GENOMA HUMANO

Dr. Licurgo entrou no laboratório pela porta da frente como fazia desde sempre.

Neste dia 16 de abril, fazia quinze anos que diariamente, sem férias, sem feriados, sem finais de semana, sistematicamente por dez horas seguidas, seus olhos corriam por sobre relatórios em papel grande, depois fita e agora na tela azulada do computador, tentando decifrar, o que queriam lhe dizer aquelas sequencias de aminoácidos.

- Adenina - Timina - Citosina - Guanina -

Repetidas ou combinadas... Em frases longas, infinitamente longas, outras médias, outras curtas, espaços quase vazios...

O que estaria escrito ali?

As sequências que sintetizam RNAm, já eram sobejamente conhecidas com seus códons de iniciação e término.
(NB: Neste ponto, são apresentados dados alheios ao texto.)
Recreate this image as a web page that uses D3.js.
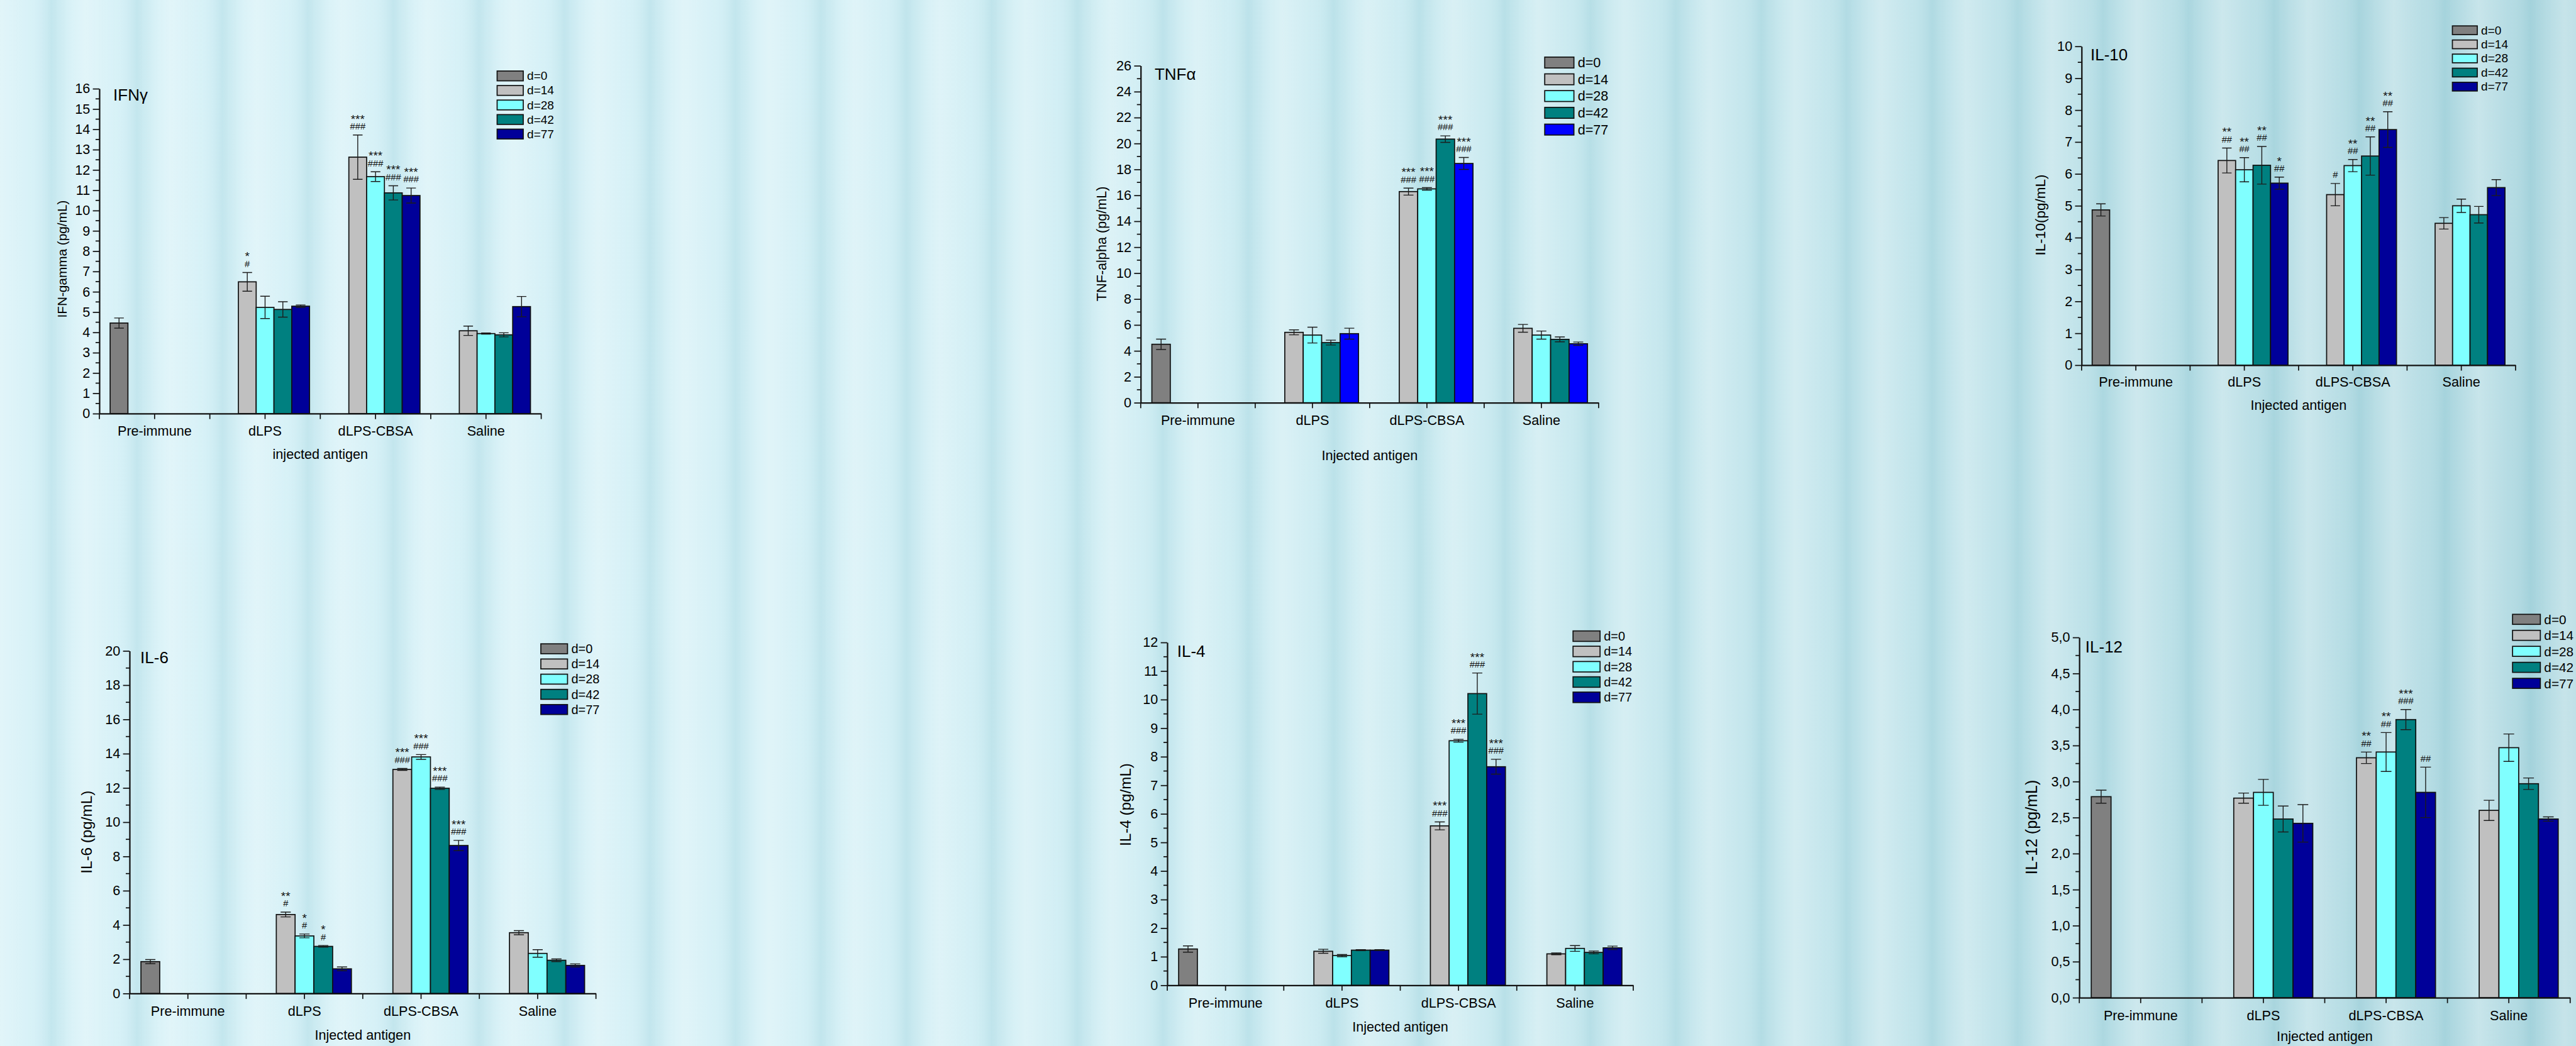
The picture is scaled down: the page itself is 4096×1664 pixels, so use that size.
<!DOCTYPE html>
<html>
<head>
<meta charset="utf-8">
<script src="https://cdn.jsdelivr.net/npm/d3@7"></script>
<style>
  html, body { margin: 0; padding: 0; background: #c9e9ef; overflow: hidden; }
  svg { display: block; font-family: "Liberation Sans", Arial, sans-serif; }
</style>
</head>
<body>
<div id="chart"></div>
<script>
// categories
const groups = ["Pre-immune", "dLPS", "dLPS-CBSA", "Saline"];
const days = ["d=0", "d=14", "d=28", "d=42", "d=77"];

// values, in order: Pre-immune d=0, then d=14, d=28, d=42, d=77 for dLPS, dLPS-CBSA, Saline
const ifnMean = [4.46, 6.49, 5.23, 5.13, 5.29, 12.63, 11.67, 10.87, 10.74, 4.08, 3.94, 3.88, 5.27];
const ifnErr = [0.25, 0.46, 0.55, 0.38, 0.06, 1.09, 0.24, 0.35, 0.37, 0.23, 0.03, 0.1, 0.5];
const ifnStars = ["", "*", "", "", "", "***", "***", "***", "***", "", "", "", ""];
const ifnHash = ["", "#", "", "", "", "###", "###", "###", "###", "", "", "", ""];

const tnfMean = [4.51, 5.43, 5.22, 4.64, 5.33, 16.29, 16.5, 20.34, 18.46, 5.74, 5.22, 4.89, 4.55];
const tnfErr = [0.4, 0.19, 0.61, 0.19, 0.42, 0.27, 0.1, 0.25, 0.46, 0.3, 0.31, 0.19, 0.13];
const tnfStars = ["", "", "", "", "", "***", "***", "***", "***", "", "", "", ""];
const tnfHash = ["", "", "", "", "", "###", "###", "###", "###", "", "", "", ""];

const il10Mean = [4.87, 6.42, 6.13, 6.27, 5.71, 5.35, 6.26, 6.56, 7.39, 4.45, 5.0, 4.72, 5.57];
const il10Err = [0.19, 0.39, 0.38, 0.59, 0.19, 0.35, 0.19, 0.6, 0.56, 0.18, 0.21, 0.26, 0.25];
const il10Stars = ["", "**", "**", "**", "*", "", "**", "**", "**", "", "", "", ""];
const il10Hash = ["", "##", "##", "##", "##", "#", "##", "##", "##", "", "", "", ""];

const il6Mean = [1.86, 4.61, 3.36, 2.75, 1.44, 13.08, 13.81, 11.98, 8.64, 3.55, 2.34, 1.94, 1.64];
const il6Err = [0.12, 0.14, 0.11, 0.05, 0.11, 0.06, 0.14, 0.07, 0.3, 0.12, 0.22, 0.08, 0.09];
const il6Stars = ["", "**", "*", "*", "", "***", "***", "***", "***", "", "", "", ""];
const il6Hash = ["", "#", "#", "#", "", "###", "###", "###", "###", "", "", "", ""];

const il4Mean = [1.27, 1.19, 1.04, 1.23, 1.23, 5.58, 8.56, 10.21, 7.65, 1.1, 1.29, 1.15, 1.31];
const il4Err = [0.11, 0.07, 0.04, 0.02, 0.02, 0.14, 0.05, 0.72, 0.26, 0.03, 0.1, 0.05, 0.06];
const il4Stars = ["", "", "", "", "", "***", "***", "***", "***", "", "", "", ""];
const il4Hash = ["", "", "", "", "", "###", "###", "###", "###", "", "", "", ""];

const il12Mean = [2.79, 2.77, 2.85, 2.48, 2.42, 3.33, 3.41, 3.86, 2.85, 2.6, 3.47, 2.97, 2.48];
const il12Err = [0.09, 0.07, 0.18, 0.18, 0.26, 0.08, 0.27, 0.14, 0.35, 0.14, 0.19, 0.08, 0.03];
const il12Stars = ["", "", "", "", "", "**", "**", "***", "", "", "", "", ""];
const il12Hash = ["", "", "", "", "", "##", "##", "###", "##", "", "", "", ""];

const colors = ["#808080", "#c0c0c0", "#80ffff", "#008080", "#000099"];
const colorsTnf = ["#808080", "#c0c0c0", "#80ffff", "#008080", "#0000ff"];

// layout, in reference pixels (the whole drawing is scaled to the window)
const W = 4731, H = 1922;
const panels = [
  { title: "IFNγ", yLabel: "IFN-gamma (pg/mL)", xLabel: "injected antigen",
    mean: ifnMean, err: ifnErr, stars: ifnStars, hash: ifnHash, colors: colors,
    max: 16, step: 1, x0: 182.5, x1: 994, y0: 760, y1: 163,
    titleAt: [208, 184.6], yLabelAt: [113.6, 476, 24], xTitleDy: 83, catDy: 40,
    legend: [913, 130.5, 48, 18, 26.7, 22] },
  { title: "TNFα", yLabel: "TNF-alpha (pg/mL)", xLabel: "Injected antigen",
    mean: tnfMean, err: tnfErr, stars: tnfStars, hash: tnfHash, colors: colorsTnf,
    max: 26, step: 2, x0: 2095, x1: 2936, y0: 740, y1: 120.8,
    titleAt: [2120.6, 147], yLabelAt: [2023.5, 448, 25], xTitleDy: 106, catDy: 40,
    legend: [2837, 104.9, 53.6, 20, 30.8, 25] },
  { title: "IL-10", yLabel: "IL-10(pg/mL)", xLabel: "Injected antigen",
    mean: il10Mean, err: il10Err, stars: il10Stars, hash: il10Hash, colors: colors,
    max: 10, step: 1, x0: 3823, x1: 4620, y0: 671, y1: 85.2,
    titleAt: [3839.4, 111.2], yLabelAt: [3747.6, 395, 26], xTitleDy: 82, catDy: 39,
    legend: [4504, 47.6, 45.7, 16, 25.9, 22] },
  { title: "IL-6", yLabel: "IL-6 (pg/mL)", xLabel: "Injected antigen",
    mean: il6Mean, err: il6Err, stars: il6Stars, hash: il6Hash, colors: colors,
    max: 20, step: 2, x0: 238, x1: 1094.5, y0: 1825.5, y1: 1196,
    titleAt: [257.7, 1219], yLabelAt: [158.7, 1529, 28], xTitleDy: 85, catDy: 41,
    legend: [993.3, 1183, 49, 18.2, 27.9, 23] },
  { title: "IL-4", yLabel: "IL-4 (pg/mL)", xLabel: "Injected antigen",
    mean: il4Mean, err: il4Err, stars: il4Stars, hash: il4Hash, colors: colors,
    max: 12, step: 1, x0: 2143.8, x1: 2999.6, y0: 1810.4, y1: 1180.5,
    titleAt: [2161.9, 1206.8], yLabelAt: [2066.8, 1478.5, 28], xTitleDy: 85, catDy: 41,
    legend: [2889, 1159.3, 49.6, 19.2, 28.1, 23] },
  { title: "IL-12", yLabel: "IL-12 (pg/mL)", xLabel: "Injected antigen",
    mean: il12Mean, err: il12Err, stars: il12Stars, hash: il12Hash, colors: colors,
    max: 5, step: 0.5, comma: true, x0: 3818.8, x1: 4720.3, y0: 1833.2, y1: 1171.3,
    titleAt: [3829.9, 1199], yLabelAt: [3730.4, 1520, 29], xTitleDy: 79, catDy: 41,
    legend: [4614.5, 1128.8, 51, 18.4, 29.4, 24] }
];

const svg = d3.select("#chart").append("svg")
  .attr("width", 4096)
  .attr("height", 1664)
  .attr("viewBox", [0, 0, 4096, 1664]);

const defs = svg.append("defs");

// curtain-like background: soft cyan with vertical stripes
const bg = defs.append("linearGradient").attr("id", "bg-grad")
  .attr("x1", "0%").attr("x2", "100%").attr("y1", "0%").attr("y2", "0%");
[["0%", "#d6f1f7"], ["30%", "#d4f0f6"], ["55%", "#cbebf1"], ["75%", "#bfe3ea"], ["100%", "#b0d9e1"]]
  .forEach(([o, c]) => bg.append("stop").attr("offset", o).attr("stop-color", c));

const stripe = defs.append("linearGradient").attr("id", "stripe-grad")
  .attr("x1", "0%").attr("x2", "100%").attr("y1", "0%").attr("y2", "0%");
[["0%", "#ffffff", 0.28], ["35%", "#ffffff", 0.05], ["60%", "#4a9fb0", 0.13], ["85%", "#ffffff", 0.12], ["100%", "#ffffff", 0.28]]
  .forEach(([o, c, a]) => stripe.append("stop").attr("offset", o).attr("stop-color", c).attr("stop-opacity", a));

defs.append("pattern").attr("id", "stripes")
  .attr("patternUnits", "userSpaceOnUse")
  .attr("width", 157).attr("height", H)
  .append("rect").attr("width", 157).attr("height", H).attr("fill", "url(#stripe-grad)");

const root = svg.append("g").attr("transform", `scale(${4096 / W})`);
root.append("rect").attr("width", W).attr("height", H).attr("fill", "url(#bg-grad)");
root.append("rect").attr("width", W).attr("height", H).attr("fill", "url(#stripes)");

panels.forEach(p => drawPanel(root.append("g"), p));

function drawPanel(g, p) {
  const x = d3.scaleBand().domain(groups).range([p.x0, p.x1]).padding(0);
  const xs = d3.scaleBand().domain(days).range([0, x.bandwidth()]).paddingInner(0).paddingOuter(0.605);
  const y = d3.scaleLinear().domain([0, p.max]).range([p.y0, p.y1]);

  // flatten to rows
  const rows = p.mean.map((v, i) => {
    const gi = i === 0 ? 0 : 1 + Math.floor((i - 1) / 4);
    const si = i === 0 ? 0 : 1 + ((i - 1) % 4);
    return { group: groups[gi], day: days[si], si, v, e: p.err[i], stars: p.stars[i], hash: p.hash[i] };
  });

  const bx = d => x(d.group) + xs(d.day);
  const bw = xs.bandwidth();

  // bars
  g.append("g").selectAll("rect").data(rows).join("rect")
    .attr("x", bx)
    .attr("y", d => y(d.v))
    .attr("width", bw)
    .attr("height", d => y(0) - y(d.v))
    .attr("fill", d => p.colors[d.si])
    .attr("stroke", "#111")
    .attr("stroke-width", 2);

  // error bars
  const eb = g.append("g").attr("stroke", "#1c1c1c").attr("stroke-width", 1.6).attr("fill", "none");
  eb.selectAll("path").data(rows).join("path")
    .attr("d", d => {
      const cx = bx(d) + bw / 2, c = bw * 0.27;
      const t = y(d.v + d.e), b = y(d.v - d.e);
      return `M${cx},${t}V${b}M${cx - c},${t}H${cx + c}M${cx - c},${b}H${cx + c}`;
    });

  // significance marks
  const ann = g.append("g").attr("text-anchor", "middle").attr("fill", "#111");
  ann.selectAll("text.hash").data(rows.filter(d => d.hash)).join("text")
    .attr("class", "hash")
    .attr("x", d => bx(d) + bw / 2)
    .attr("y", d => y(d.v + d.e) - 10)
    .attr("font-size", 17)
    .text(d => d.hash);
  ann.selectAll("text.star").data(rows.filter(d => d.stars)).join("text")
    .attr("class", "star")
    .attr("x", d => bx(d) + bw / 2)
    .attr("y", d => y(d.v + d.e) - (d.hash ? 22 : 10))
    .attr("font-size", 22)
    .text(d => d.stars);

  // y axis
  const major = d3.range(0, p.max + p.step / 2, p.step);
  const minor = d3.range(p.step / 2, p.max, p.step);
  const fmt = p.comma ? (v => d3.format(".1f")(v).replace(".", ",")) : d3.format("d");
  const ya = g.append("g")
    .attr("transform", `translate(${p.x0},0)`)
    .call(d3.axisLeft(y).tickValues(major).tickFormat(fmt).tickSize(12).tickSizeOuter(0).tickPadding(5));
  ya.append("g").selectAll("line").data(minor).join("line")
    .attr("x1", -7).attr("x2", 0)
    .attr("y1", d => y(d)).attr("y2", d => y(d))
    .attr("stroke", "#111").attr("stroke-width", 2);

  // x axis
  const xa = g.append("g")
    .attr("transform", `translate(0,${p.y0})`)
    .call(d3.axisBottom(x).tickSize(10).tickSizeOuter(0).tickPadding(p.catDy - 10 - 17.5));
  xa.append("g").selectAll("line").data(groups.map(gr => x(gr)).concat([p.x1])).join("line")
    .attr("x1", d => d).attr("x2", d => d)
    .attr("y1", 0).attr("y2", 10)
    .attr("stroke", "#111").attr("stroke-width", 2);

  [ya, xa].forEach(a => {
    a.attr("font-family", null).attr("font-size", null);
    a.select(".domain").attr("stroke", "#111").attr("stroke-width", 2.6);
    a.selectAll(".tick line").attr("stroke", "#111").attr("stroke-width", 2);
    a.selectAll(".tick text").attr("fill", "#000").attr("font-size", 25);
  });

  // titles and labels
  g.append("text")
    .attr("x", p.titleAt[0]).attr("y", p.titleAt[1])
    .attr("font-size", 30)
    .text(p.title);

  g.append("text")
    .attr("transform", `translate(${p.yLabelAt[0]},${p.yLabelAt[1]}) rotate(-90)`)
    .attr("text-anchor", "middle")
    .attr("dominant-baseline", "central")
    .attr("font-size", p.yLabelAt[2])
    .text(p.yLabel);

  g.append("text")
    .attr("x", (p.x0 + p.x1) / 2).attr("y", p.y0 + p.xTitleDy)
    .attr("text-anchor", "middle")
    .attr("font-size", 25)
    .text(p.xLabel);

  // legend
  const [lx, ly, lw, lh, lstep, lfs] = p.legend;
  const leg = g.append("g").selectAll("g").data(days).join("g")
    .attr("transform", (d, i) => `translate(${lx},${ly + i * lstep})`);
  leg.append("rect")
    .attr("width", lw).attr("height", lh)
    .attr("fill", (d, i) => p.colors[i])
    .attr("stroke", "#111").attr("stroke-width", 2);
  leg.append("text")
    .attr("x", lw + 7).attr("y", lh / 2)
    .attr("dominant-baseline", "central")
    .attr("font-size", lfs)
    .text(d => d);
}
</script>
</body>
</html>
As combinações de três em três, eram a chave de tudo.

Licurgo, apesar de geneticista, era estudioso de história e mentalmente se comparava a Champollion na busca incessante da chave dos hieróglifos.

Em algum canto naquele mar de AAC, TTA, GTA, AGT, CCT, CGA... Sem sombra de dúvida, estava a chave da porta, que iria revelar os segredos da origem e evolução dos organismos.

Mas Champollion teve a sorte de achar com a pedra de Roseta, num único local, o enigma e a chave grega para a decifração...

Ele não. Ele tinha apenas as sequências, mudas, desafiadoras, olhando fixamente para ele e lançando a cada dia o mesmo desafio da esfinge de Delfos:

- Decifra-me ou te devorarei!

Abriu o envelope pardo preso na tela do computador e leu o bilhete manuscrito:

"Por favor, examine o arquivo GH-46. Acredito que a chave está nele. Só falta encontrar... Boa sorte. Suzana."

Licurgo ligou o computador e abriu o arquivo indicado.

Mais de um milhão de códons apareceram, já eram seus velhos conhecidos, mas havia um recado na primeira linha, "GENOMA HUMANO, FINAL DO SEQUENCIAMENTO".

Agora era só ler...

Estava tudo ali...

Sempre esteve...

O DNA era um livro composto de vários livros...

O genoma nada mais era que as prateleiras dessa imensa biblioteca chamada vida.

Estava tudo registrado desde o primeiro organismo capaz de se auto multiplicar, até o ser humano assim como tudo o que aconteceu nessa trajetória, histórias de vidas, de famílias, de povos, sentimentos, desejos, costumes, crenças...

Licurgo observou as sequências funcionais e as longas, muito longas sequências mudas.

A chave estava em fazer as mudas falarem...

Mas muda não fala, ou melhor, fala por gesto...

Gesto não é palavra, é idéia...

Idéia escrita é ideograma, portanto cada códon deveria ser um ideograma.

Licurgo quase pula da cadeira. Ligou para a casa de Suzana que havia passado a noite concluindo o Mapa do Genoma Humano.

- Acorde a Dra. Suzana e diga a ela que venha imediatamente para o laboratório. É urgente.

Escolheu aleatoriamente uma seqüência longa e comparou com uma seqüência sintetizadora de melanina, dada códon seria uma letra da palavra.

Era como ler em Braile...

Num lócus mais evidente conseguiu ler:

“É noite, sinto frio, estou com fome”.

Mas quando foi que isso aconteceu? Qual dos vinte e três pares de cromossomas seria o primeiro?

Qual seria a ordem de colocação dos demais?

Quando a Dra. Suzana chegou, ouviu meio cética, a explicação do colega, mas acatou a idéia.

- Temos o genoma de irmãos uni vitelinos, podemos achar a ordem dos cromossomas por ele. Colocaram os genomas dos irmãos T155 em paralelo. O computador mostrou que a arrumação correta seguia a numeração adotada tradicionalmente.

Repetia-se na genética o mesmo fenômeno da química quanto Dmitri Ivanovich Mendeleev deixou os espaços vazios na Tabela Periódica dos Elementos, para que fossem colocados os elementos que seriam descobertos muitos anos depois.

Quem numerou os pares de cromossomas humanos de 01 a 23 tinha acertado em cheio, mesmo sem ter como testar.

Durante dias, um a um os cromossomas foram separados, comparados e lidos, aquilo que antes era inexpressivo, revelou os detalhes da história do ser humano que até então estavam no campo das hipóteses, confirmando ou desmentindo.

Estava finalmente revelado, nos mínimos detalhes, o “mistério” do aparecimento do ser humano sobre a terra e a história da sua vida.